[Fr.] Michael O’Flanagan

Life
1876-1942; Republican priest, b. Co. Roscommon, small-farmers, mother fluent in Irish; ed. Maynooth, ord. 1900; curacy in Co. Sligo; worked for Gaelic League; .... disputed Congested Board right to turf for own tenants only and organised local gathering; gave oration at lying-in-state of O’Donovan Rossa; managed Count Plunkett’s successful Roscommon by-election; vice-chairman Sinn Féin; said prayers at first Dáil, and silenced by Bishop; IAOS; vice-pres. Gaelic League [var. Sinn Féin];

Fr. O’Flanagan was close associate of de Valera but opposed him over Oath of Allegiance in the First Dáil; made independent attempt to negotiate with British during Anglo-Irish war by means of a telegram to Lloyd George calling fro cessation of violence on both sides; many tours in support of Sinn Féin, US and Australia, but did not join Fianna Fáil; scientific projects, dedicated local historian; interested in national diet and oaten bread; edited fifty two vols. of John O’Donovan Arch. Survey (1924-32).DIB DIH

 

Commentary
Denis Carroll, The Have Fooled You Again: Michael O’Flanagan (1876-1942) - Priest, Republican, Social Critic ( Blackrock: Columba Press 1993), 271pp.; see also Carroll, Unusual Suspects: Twelve Radical Clergymen (Blackrock: Columba Press 1998), 291pp.

Note: Carroll also writes on liberation theology and has produced a life of Thomas Russell.

 

Commentary
J. J. Lee, Ireland 1912-1985, Politics and Society (Cambridge UP 1989): ‘Michael O’Flanagan, an erratic Sinn Fein priest did not shirk the implications of self-determination: ‘England has begun to despair of compelling us to love her by force, and so we are anxious to start where England left off, and we are going to compel Antrim and Down to love us by force.’ (Quoted in D. W. Miller, Church, State and Nation in Ireland 1918-1921, Pittsburgh 1973; cited in Lee, p.17.)

Luke Gibbons, Transformations in Irish Culture (Field Day/Cork UP 1996), p.98f.: O’Flanagan masterminded the first republican election victory after the Easter Rising in N. Roscommon, often mistakenly referred to subsequently as the ‘Sinn Féin’ by-election’, the myth of continuity in the campaign waged by Sinn Féin before and after the Rising being largely the creation of Arthur Griffith’s newspaper Nationality, which O’Flanagan criticised: ‘Anyone who depends on Nationality for the history of the next few months will know next to nothing of how a new republican rganisation came into existence [&c.]’.

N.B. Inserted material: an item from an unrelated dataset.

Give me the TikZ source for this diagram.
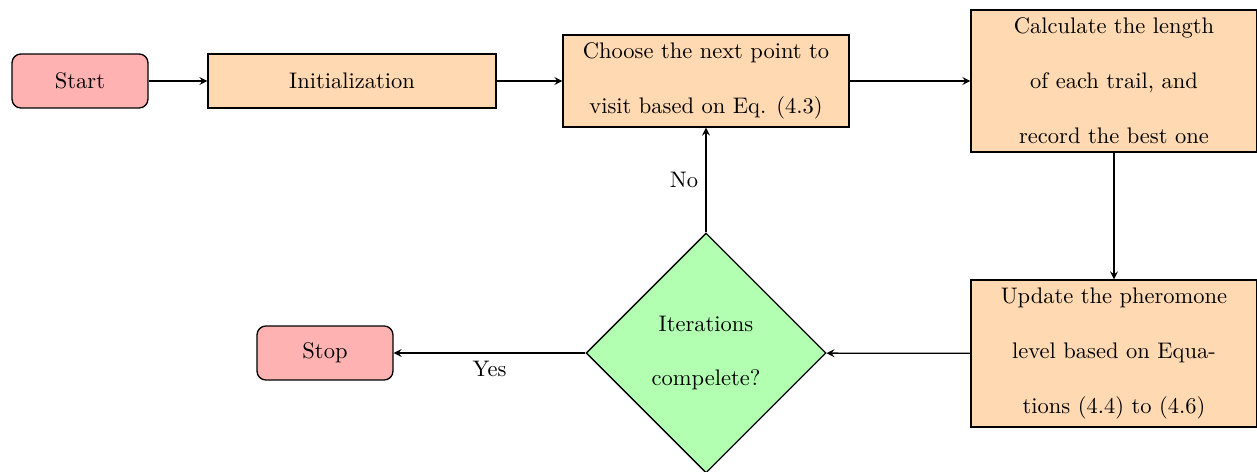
\documentclass[tikz,border=0pt]{standalone}
\usetikzlibrary{shapes.geometric,arrows}
\tikzset{
  base/.style={draw=black, semithick, align=center, inner sep=0pt,
    font={\fontsize{10.25pt}{25pt}\selectfont}},
  startstop/.style={base, rounded corners=4pt, fill=red!30,
    minimum width=2.176cm, minimum height=0.864cm},
  process/.style={base, fill=orange!30, minimum width=4.576cm},
  decision/.style={base, diamond, aspect=1, fill=green!30,
    minimum width=3.84cm, minimum height=3.84cm},
  flow/.style={semithick, ->, >=stealth},
  edgelabel/.style={font={\fontsize{10.25pt}{12pt}\selectfont}},
}
\begin{document}
\begin{tikzpicture}[x=0.016cm, y=-0.016cm]
  \useasboundingbox (0,0) rectangle (1257,472);

  \node[startstop] (start) at (80,81) {Start};
  \node[process, minimum width=4.608cm, minimum height=0.864cm] (init) at (352,81) {Initialization};
  \node[process, minimum height=1.472cm] (choose) at (706,81)
    {Choose the next point to\\visit based on Eq. (4.3)};
  \node[process, minimum height=2.272cm] (calc) at (1114,81)
    {Calculate the length\\of each trail, and\\record the best one};
  \node[process, minimum height=2.352cm] (update) at (1114,353.5)
    {Update the pheromone\\level based on Equa-\\tions (4.4) to (4.6)};
  \node[decision] (dec) at (706,353) {Iterations\\compelete?};
  \node[startstop] (stop) at (325,353) {Stop};

  \draw[flow] (start) -- (init);
  \draw[flow] (init) -- (choose);
  \draw[flow] (choose) -- (calc);
  \draw[flow] (calc) -- (update);
  \draw[flow] (update) -- (dec);
  \draw[flow] (dec) -- node[below, edgelabel] {Yes} (stop);
  \draw[flow] (dec) -- node[left, edgelabel] {No} (choose);
\end{tikzpicture}
\end{document}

Terence Brown reviews Denis Carroll, They Have Fooled You Again: Michael O’Flanagan 1876-1942 (Dublin: Columba Press 1993); (Irish Liteary Supplement, Fall 1994), quotes: ‘[T]he island of Ireland and the national unit of Ireland simply do not coincide.’ Further, ‘After three hundred years, England has begun to despair of compelling us to love her by force. Are we so anxious to start where England left off or are we going to compel Antrim and Down to love us by force?’; supplied in his writings a basis for a truly republican understanding of workable relationship between church and state.’